Rencontre avec Bérangère Abba

« Le 1er février, nous avons rendez-vous à Paris avec Bérangère Abba pour évoquer bien des questions. Nous allons durant la semaine préparer nos éléments de langage. C’est un premier pas pour engager une réforme », indique Peggy. Un habitant de Lalbenque demande la permission de chanter une chanson sur la chasse. C’est accordé. « Je l’ai écrite en 1988, des chasseurs avaient tué mon chat. À l’époque j’étais plus virulent qu’aujourd’hui », explique-t-il. Sa chanson est un poil à gratter. Il est chaleureusement applaudi. « Dans notre collectif, il y a plusieurs convictions par rapport aux chasseurs. Ce qui importe aujourd’hui c’est l’aspect sécuritaire, nous y veillons », conclut Peggy en remerciant tout le monde.

Marielle Merly La Dépêche

La réforme de la chasse

La gestion de la chasse doit faire face à plusieurs défis : maîtrise des populations de grand gibier génératrice de dégâts, lutte contre l’érosion de la biodiversité et la dégradation des habitats, partage de la nature, maintien du rôle de sentinelle sanitaire sur la faune sauvage et amélioration de la prise en compte du bien-être des animaux. Pour répondre à ces défis, le Président de la République a souhaité conduire une réforme de la chasse pour moderniser son organisation et améliorer la protection de la biodiversité. Les grandes mesures de la réforme ont été annoncées fin août 2018, après plusieurs mois de concertation avec l’ensemble des parties prenantes : représentants des chasseurs, associations environnementales, acteurs ruraux, élus, parlementaires et syndicats. Cette réforme s’inscrit dans la continuité du Plan biodiversité présenté par le Gouvernement le 4 juillet 2018.

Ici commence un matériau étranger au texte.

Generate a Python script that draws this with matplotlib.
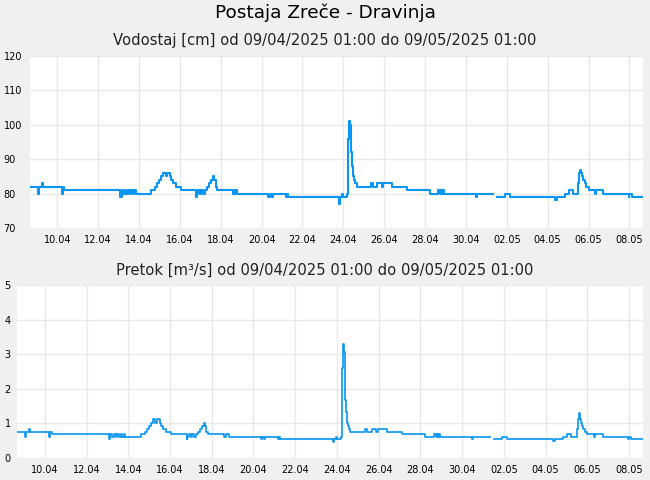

Ministère de la Transition écologique En savoir plus

« Il faut créer des espaces de discussion » selon Jean Viard, directeur de recherche associé au Cevipof/CNRS

Pourquoi tant de crispations autour de la chasse ?

Plusieurs voix s’élèvent aujourd’hui pour un nouveau rapport à la vie et aux animaux. Avant le droit de chasse était réservé aux seigneurs. Il s’est démocratisé après la Révolution française. En Belgique, on ne chasse que sur des terrains privés. Les nouvelles idées autour du bien être animal appuyées par le discours Vegan et antispécistes, même si ce mouvement est minoritaire, marquent l’opinion. Tous ces gens véhiculent l’idée selon laquelle l’homme n’est pas supérieur aux animaux.

En France, la population de la campagne change…

Il y a 50 ans, dans les campagnes, les groupes locaux étaient majoritaires. Aujourd’hui, de nouveaux habitants arrivent et ils deviennent beaucoup plus nombreux que les autochtones. Les « majoritaires » importent une sorte de culture urbaine dans la nature et les conflits culturels éclatent. L’exemple est la chasse à courre qui apparaît aujourd’hui comme une subsistance d’une certaine aristocratie.

Comment faire cohabiter ces nouvelles populations autour de la chasse ?

Ces deux visions s’affrontent et personne ne tente de les faire cohabiter. Il doit y avoir des espaces politiques de discussion entre les différents usages. Les nouveaux arrivants dans les campagnes veulent un autre mode de vie. Aujourd’hui, il y a un problème de négociations sur le respect des règles et sur la chasse de certains oiseaux. Il faut apprendre à vivre ensemble et ce sont les maires qui doivent réguler et ouvrir les espaces de discussion pour faire cohabiter l’ensemble de ces intérêts. Le problème c’est que chacun veut avoir raison sur tout. Aux tensions sur la chasse s’ajoute le problème de la chimie, du glyphosate et des désherbants. Il y a des conflits d’appropriation dans les campagnes liés au changement de population. Et ces conflits doivent être traités.